From constructive version, we can get criteria for pair of sequences (P, S) being viable:
-
P_1 = 1, P_{i-1} \le P_i \le P_{i-1}+1 for all i>1.
-
S_N = 1, S_{i+1} \le S_i \le S_{i+1}+1 for all i<N.
-
P_N = S_1. We will denote this value by L (which is LIS(A)).
-
P_i + S_i \ge L+1 for all 1 \le i \le N.
-
If P_i = P_{i-1} + 1 and S_i = S_{i+1} + 1, then P_i + S_i = L + 1 must hold.
Let’s create sequence D_i = L - S_i. Then, our conditions are equivalent to:
-
D_1 = 0 \le D_2 \ldots \le D_n = L - 1
-
D_{i + 1} \le D_i + 1
-
D_i \le P_i - 1
-
if D_{i + 1} = D_i + 1 then either P_i = P_{i - 1} or D_i = P_i - 1.
If we will mark points (i, D_i) on plane, it will correspond to pathes from (1, 0) to (n, L - 1) which never go above some fixed path and have some constraints on going up.
To solve this problem we will use D&C approach.
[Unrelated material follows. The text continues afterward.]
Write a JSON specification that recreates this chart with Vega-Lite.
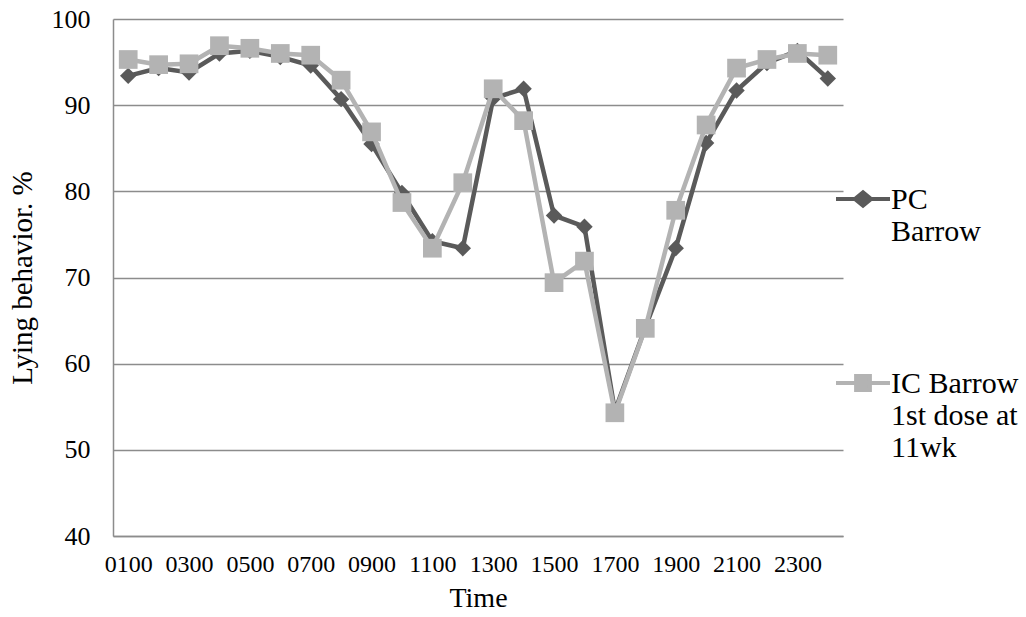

We will run recursive function, which will be given limits on heights a_1, a_2, \ldots a_n and coefficients for starting points (1, 0), (2, 1), \ldots (n, 0) will return number of pathes from starting points to (n, 0), (n, 1), \ldots (n, a_n), where we take coefficients into account(so if there are two pathes from (1, 0) to (n, 1) and сoefficient for (1, 0) is equal to 3 we should add 6 for the point (n, 1)).
For the original problem we will need to set a_i = P_i - 1, coefficient 1 for (1, 0) and 0 for all others.
Let’s briefly describe how we can reduce our problem to smaller ones. Let’s choose mid = n / 2 (cases of n \le 2 should be treated separately).
Firstly we will solve problem for a_1, \ldots a_{mid} with the same coefficients for (1, 0) \ldots (mid, 0). After this, we can forget about this mid points. Then, we have rectangle made of lines x = mid, x = n, y = 0, y = a_mid and we need to consider pathes from the left and bottom side of this rectangle. It’s see to see that each of those pathes will either intersect up or right side of this rectangle. Our plan is for each point on up and right side to calculate how many pathes will pass through it, and call recursive function for upper part with new limits a_{mid} - a_{mid}, a_{mid + 1} - a_{mid}, \ldots a_n - a_{mid} and coefficients calculated for upper part of rectangle. After that we should also add answers calculated for the right part.
So the only question left is how to calculate number of pathes with coefficients, going from left/bottom of rectangle to up/right. We can do it separately for each side, using FFT.
All 4 parts are rather similar(though polynomials will be different). I will describe approach for left/right.
If we start from (mid, x) and want to go (n, y), number of such pathes is K\choose{y - x} where K is number of allowed increases by one on the segment [mid, n].
Then, we can create polynomials, with x^i K\choose{i} and x^i \cdot coef_i where coef_i denotes resulting coefficient for (mid, i). Then, if we multiply them, coefficient of x^j will be equal to number of pathes to (n, j).
Overall, we will have O(nlog(n)) over each layer of call of our function and O(nlog^2(n)) in total.